**AIM OF THE TASK:** Retype, exactly as written, every line from the one containing "Write the matplotlib code for this chart." down to the one containing "plt.rcParams['axes.formatter.use_mathtext'] = True", including both, and nothing else.

**THE DATA:**
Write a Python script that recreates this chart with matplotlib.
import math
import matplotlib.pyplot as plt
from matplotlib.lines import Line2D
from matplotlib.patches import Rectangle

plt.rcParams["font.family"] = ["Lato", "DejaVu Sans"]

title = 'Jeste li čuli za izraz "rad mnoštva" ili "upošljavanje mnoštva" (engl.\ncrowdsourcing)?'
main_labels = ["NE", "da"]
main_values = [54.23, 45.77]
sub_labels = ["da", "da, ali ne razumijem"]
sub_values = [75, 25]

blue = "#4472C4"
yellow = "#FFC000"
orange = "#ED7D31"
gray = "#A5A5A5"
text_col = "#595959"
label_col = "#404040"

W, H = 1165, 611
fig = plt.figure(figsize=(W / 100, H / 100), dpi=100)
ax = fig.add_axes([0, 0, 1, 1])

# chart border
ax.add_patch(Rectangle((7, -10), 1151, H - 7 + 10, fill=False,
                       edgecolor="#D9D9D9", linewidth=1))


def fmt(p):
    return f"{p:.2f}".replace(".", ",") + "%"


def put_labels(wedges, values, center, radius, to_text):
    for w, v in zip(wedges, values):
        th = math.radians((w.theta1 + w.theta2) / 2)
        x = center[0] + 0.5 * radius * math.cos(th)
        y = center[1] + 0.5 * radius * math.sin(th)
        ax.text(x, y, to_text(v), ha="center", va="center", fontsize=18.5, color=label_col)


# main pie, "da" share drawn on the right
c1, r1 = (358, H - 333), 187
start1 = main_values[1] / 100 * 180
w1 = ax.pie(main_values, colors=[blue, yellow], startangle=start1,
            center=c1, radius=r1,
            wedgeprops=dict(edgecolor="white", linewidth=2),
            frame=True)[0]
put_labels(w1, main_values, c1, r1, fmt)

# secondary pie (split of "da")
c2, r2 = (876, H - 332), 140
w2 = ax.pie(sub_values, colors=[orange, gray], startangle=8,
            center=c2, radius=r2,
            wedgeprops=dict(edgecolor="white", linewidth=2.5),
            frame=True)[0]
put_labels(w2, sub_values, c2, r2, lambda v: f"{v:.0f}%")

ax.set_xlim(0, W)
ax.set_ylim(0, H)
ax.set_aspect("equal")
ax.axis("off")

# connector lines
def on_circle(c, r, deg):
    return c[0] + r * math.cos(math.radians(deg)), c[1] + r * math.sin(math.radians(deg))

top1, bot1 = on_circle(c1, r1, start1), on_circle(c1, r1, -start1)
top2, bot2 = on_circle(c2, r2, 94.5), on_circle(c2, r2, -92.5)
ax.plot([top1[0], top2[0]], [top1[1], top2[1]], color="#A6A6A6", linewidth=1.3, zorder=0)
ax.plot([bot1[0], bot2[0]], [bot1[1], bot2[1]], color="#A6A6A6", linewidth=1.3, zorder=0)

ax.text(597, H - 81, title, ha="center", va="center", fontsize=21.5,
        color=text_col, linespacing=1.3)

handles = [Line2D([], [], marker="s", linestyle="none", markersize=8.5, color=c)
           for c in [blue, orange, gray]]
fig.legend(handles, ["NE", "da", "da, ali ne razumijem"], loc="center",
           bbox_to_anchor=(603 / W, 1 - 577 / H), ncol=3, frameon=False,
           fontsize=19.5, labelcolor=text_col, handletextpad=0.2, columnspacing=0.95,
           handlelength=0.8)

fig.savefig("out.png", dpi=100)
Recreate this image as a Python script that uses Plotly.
--
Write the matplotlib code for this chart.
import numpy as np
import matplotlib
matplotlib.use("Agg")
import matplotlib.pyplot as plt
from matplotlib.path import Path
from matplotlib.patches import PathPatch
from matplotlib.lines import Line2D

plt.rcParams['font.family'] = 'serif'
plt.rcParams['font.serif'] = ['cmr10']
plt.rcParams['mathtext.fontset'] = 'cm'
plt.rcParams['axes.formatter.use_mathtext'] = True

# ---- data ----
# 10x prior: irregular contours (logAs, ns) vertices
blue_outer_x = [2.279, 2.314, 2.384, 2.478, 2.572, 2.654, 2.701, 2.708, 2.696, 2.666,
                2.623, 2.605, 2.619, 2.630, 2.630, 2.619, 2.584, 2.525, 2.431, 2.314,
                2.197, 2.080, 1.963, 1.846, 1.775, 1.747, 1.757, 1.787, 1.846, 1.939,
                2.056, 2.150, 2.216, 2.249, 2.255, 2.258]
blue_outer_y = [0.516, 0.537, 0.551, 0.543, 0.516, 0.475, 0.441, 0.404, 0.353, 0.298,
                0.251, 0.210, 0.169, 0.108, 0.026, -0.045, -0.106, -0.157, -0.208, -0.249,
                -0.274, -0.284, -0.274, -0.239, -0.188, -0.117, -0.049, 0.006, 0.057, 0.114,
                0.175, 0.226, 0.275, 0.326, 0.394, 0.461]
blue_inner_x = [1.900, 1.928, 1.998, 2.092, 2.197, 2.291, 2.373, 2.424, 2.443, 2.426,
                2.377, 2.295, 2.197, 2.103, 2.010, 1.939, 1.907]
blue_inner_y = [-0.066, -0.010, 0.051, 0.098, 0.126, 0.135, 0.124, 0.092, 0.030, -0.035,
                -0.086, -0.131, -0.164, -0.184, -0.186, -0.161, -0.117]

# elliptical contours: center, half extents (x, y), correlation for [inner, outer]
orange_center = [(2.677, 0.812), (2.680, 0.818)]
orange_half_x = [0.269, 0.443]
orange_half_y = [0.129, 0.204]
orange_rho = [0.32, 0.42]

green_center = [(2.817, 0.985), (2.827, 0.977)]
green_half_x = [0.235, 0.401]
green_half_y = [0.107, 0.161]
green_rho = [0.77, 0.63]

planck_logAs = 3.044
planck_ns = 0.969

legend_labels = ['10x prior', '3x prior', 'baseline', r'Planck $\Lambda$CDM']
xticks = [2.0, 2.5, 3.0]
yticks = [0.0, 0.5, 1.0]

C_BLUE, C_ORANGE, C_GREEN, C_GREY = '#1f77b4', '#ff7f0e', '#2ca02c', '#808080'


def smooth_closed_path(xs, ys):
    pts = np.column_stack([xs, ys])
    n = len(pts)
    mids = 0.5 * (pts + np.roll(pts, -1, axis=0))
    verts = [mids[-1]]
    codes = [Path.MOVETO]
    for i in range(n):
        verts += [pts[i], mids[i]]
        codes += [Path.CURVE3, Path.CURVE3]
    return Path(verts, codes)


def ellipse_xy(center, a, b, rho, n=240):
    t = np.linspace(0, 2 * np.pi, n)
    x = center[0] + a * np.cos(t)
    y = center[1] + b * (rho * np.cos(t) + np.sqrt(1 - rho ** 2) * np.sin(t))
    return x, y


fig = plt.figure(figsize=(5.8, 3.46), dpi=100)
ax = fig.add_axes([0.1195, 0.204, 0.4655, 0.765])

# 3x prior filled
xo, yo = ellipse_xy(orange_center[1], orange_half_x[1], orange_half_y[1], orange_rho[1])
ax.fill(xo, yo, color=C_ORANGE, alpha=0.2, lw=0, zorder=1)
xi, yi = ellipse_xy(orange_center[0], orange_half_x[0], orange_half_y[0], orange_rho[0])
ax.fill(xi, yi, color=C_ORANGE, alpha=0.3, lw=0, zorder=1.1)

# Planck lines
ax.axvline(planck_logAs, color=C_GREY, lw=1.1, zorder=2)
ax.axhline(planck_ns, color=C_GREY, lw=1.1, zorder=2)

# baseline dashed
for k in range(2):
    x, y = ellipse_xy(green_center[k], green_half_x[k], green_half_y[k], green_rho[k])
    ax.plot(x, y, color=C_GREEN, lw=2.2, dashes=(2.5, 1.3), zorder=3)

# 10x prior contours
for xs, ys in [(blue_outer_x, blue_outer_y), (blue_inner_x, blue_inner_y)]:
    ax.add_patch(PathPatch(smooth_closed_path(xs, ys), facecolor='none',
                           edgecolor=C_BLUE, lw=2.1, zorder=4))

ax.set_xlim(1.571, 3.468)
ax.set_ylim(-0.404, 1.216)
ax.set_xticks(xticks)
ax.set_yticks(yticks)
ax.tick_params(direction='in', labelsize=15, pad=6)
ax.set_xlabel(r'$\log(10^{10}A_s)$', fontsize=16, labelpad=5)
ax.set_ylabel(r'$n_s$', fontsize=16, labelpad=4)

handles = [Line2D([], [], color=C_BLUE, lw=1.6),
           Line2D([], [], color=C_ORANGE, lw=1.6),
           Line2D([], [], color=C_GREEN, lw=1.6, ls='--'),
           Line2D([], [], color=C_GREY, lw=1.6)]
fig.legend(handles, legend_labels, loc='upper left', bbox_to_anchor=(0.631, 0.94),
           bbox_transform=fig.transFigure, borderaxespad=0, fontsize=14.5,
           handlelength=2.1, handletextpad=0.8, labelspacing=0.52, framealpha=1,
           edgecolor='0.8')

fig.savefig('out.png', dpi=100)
...
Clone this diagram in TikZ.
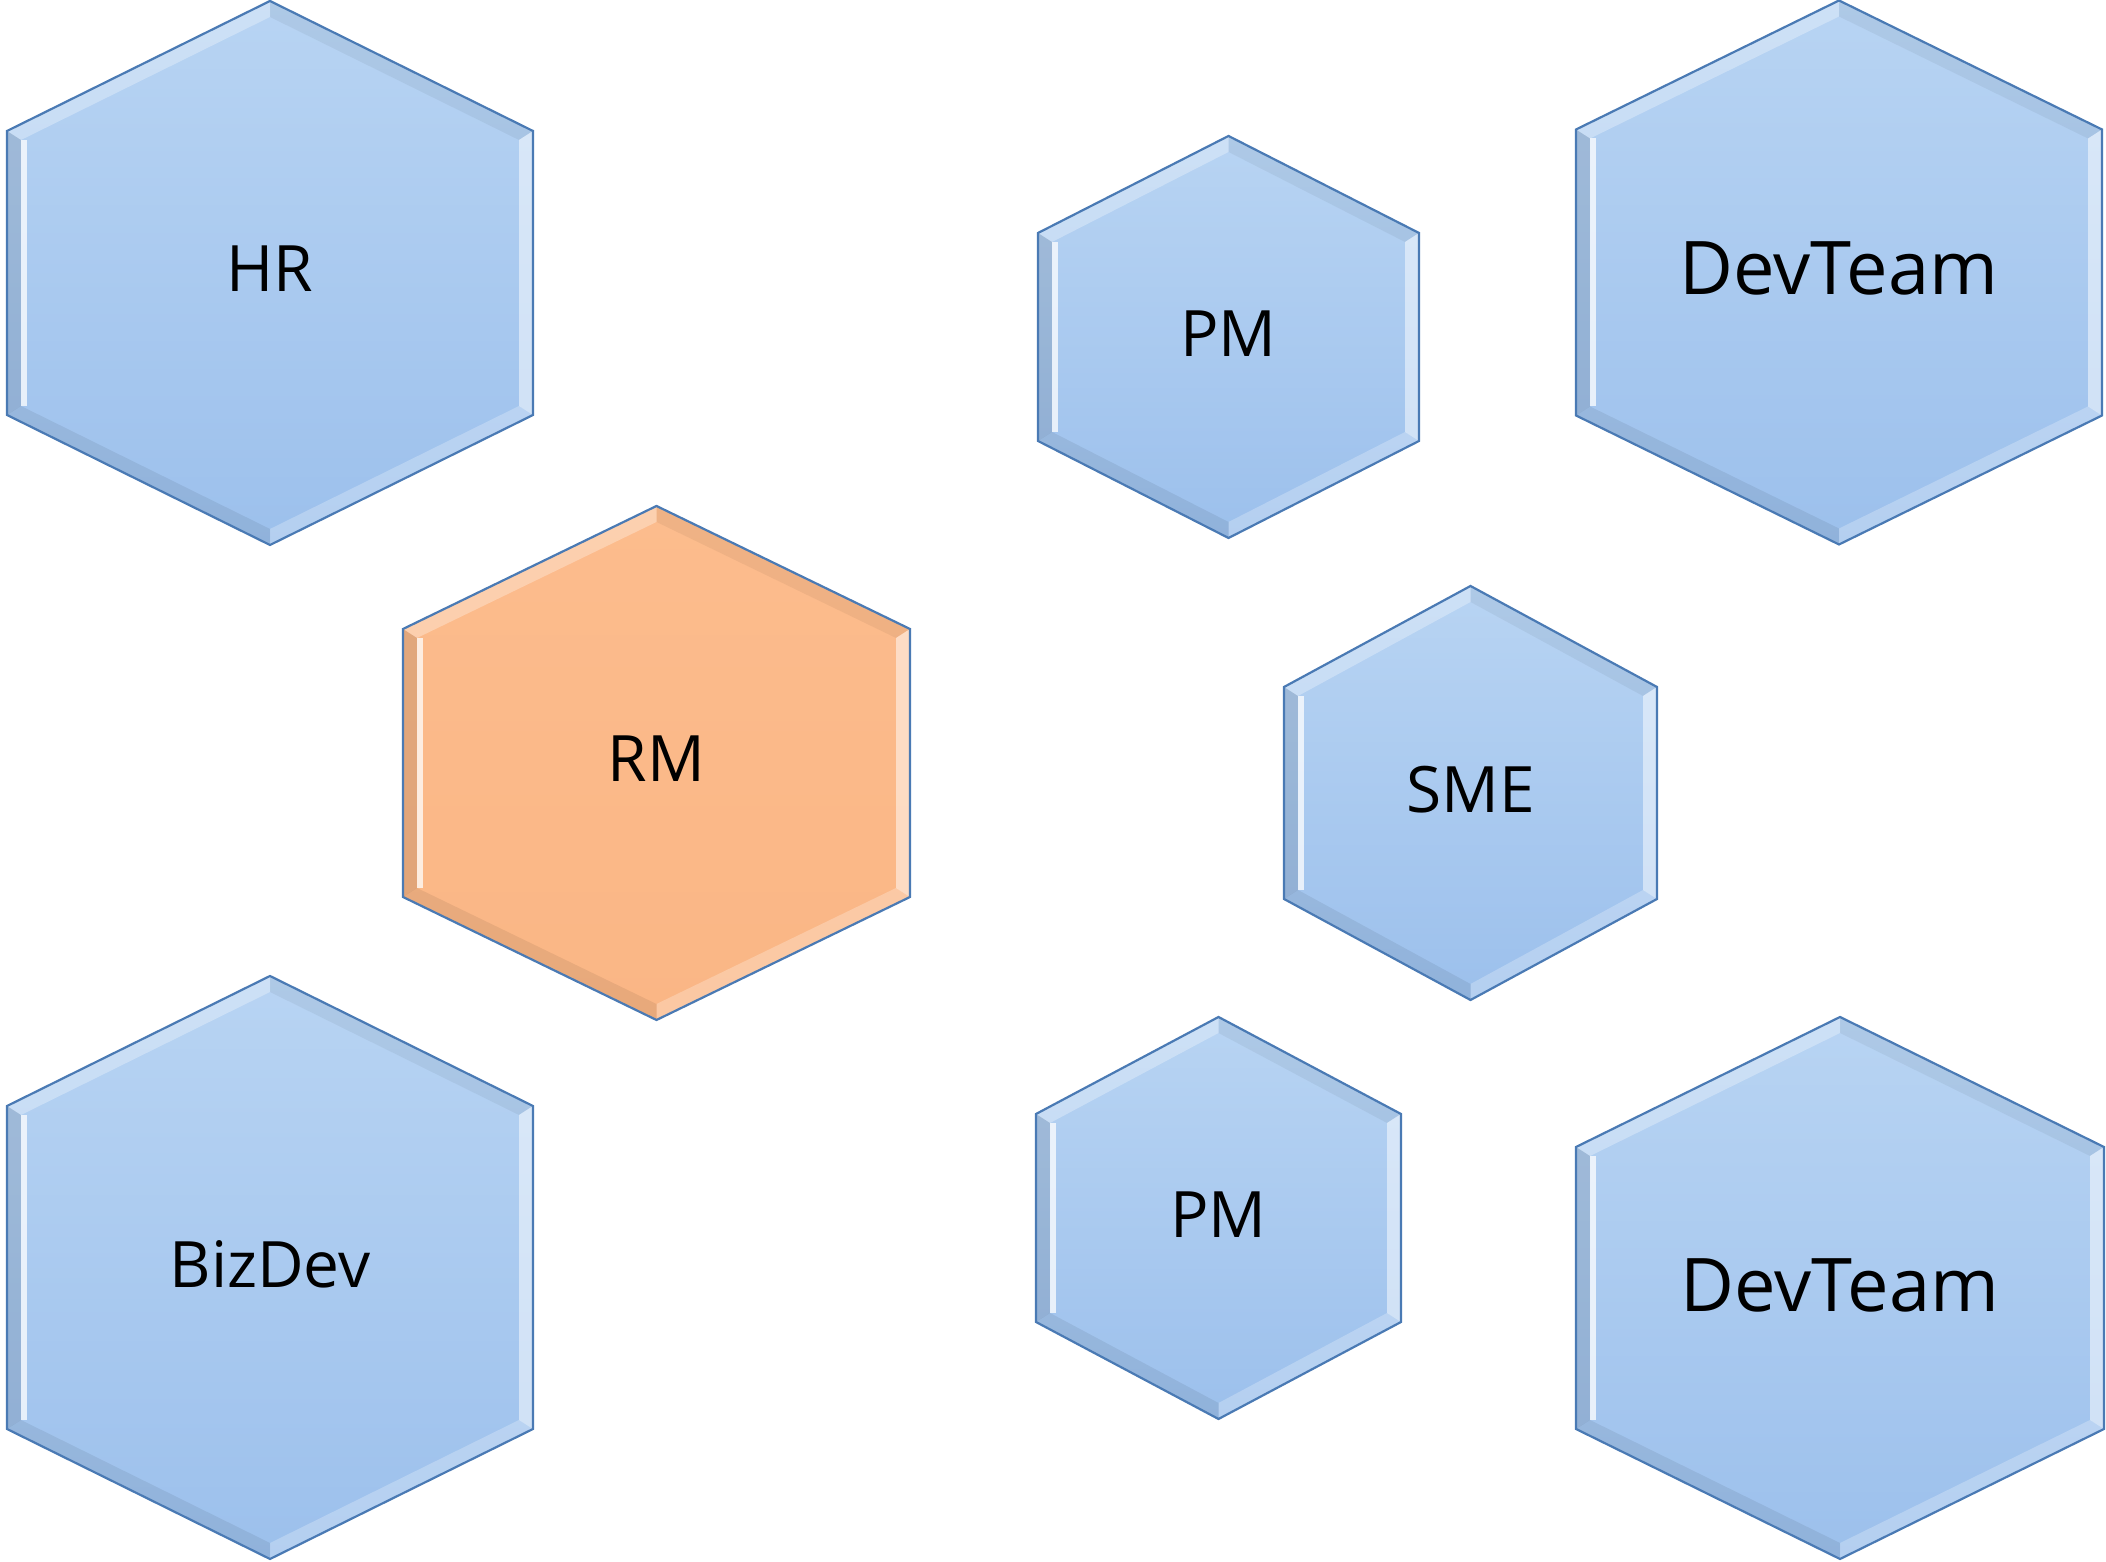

**ANSWER TO THE TASK:**
Write the matplotlib code for this chart.
import numpy as np
import matplotlib
matplotlib.use("Agg")
import matplotlib.pyplot as plt
from matplotlib.path import Path
from matplotlib.patches import PathPatch
from matplotlib.lines import Line2D

plt.rcParams['font.family'] = 'serif'
plt.rcParams['font.serif'] = ['cmr10']
plt.rcParams['mathtext.fontset'] = 'cm'
plt.rcParams['axes.formatter.use_mathtext'] = True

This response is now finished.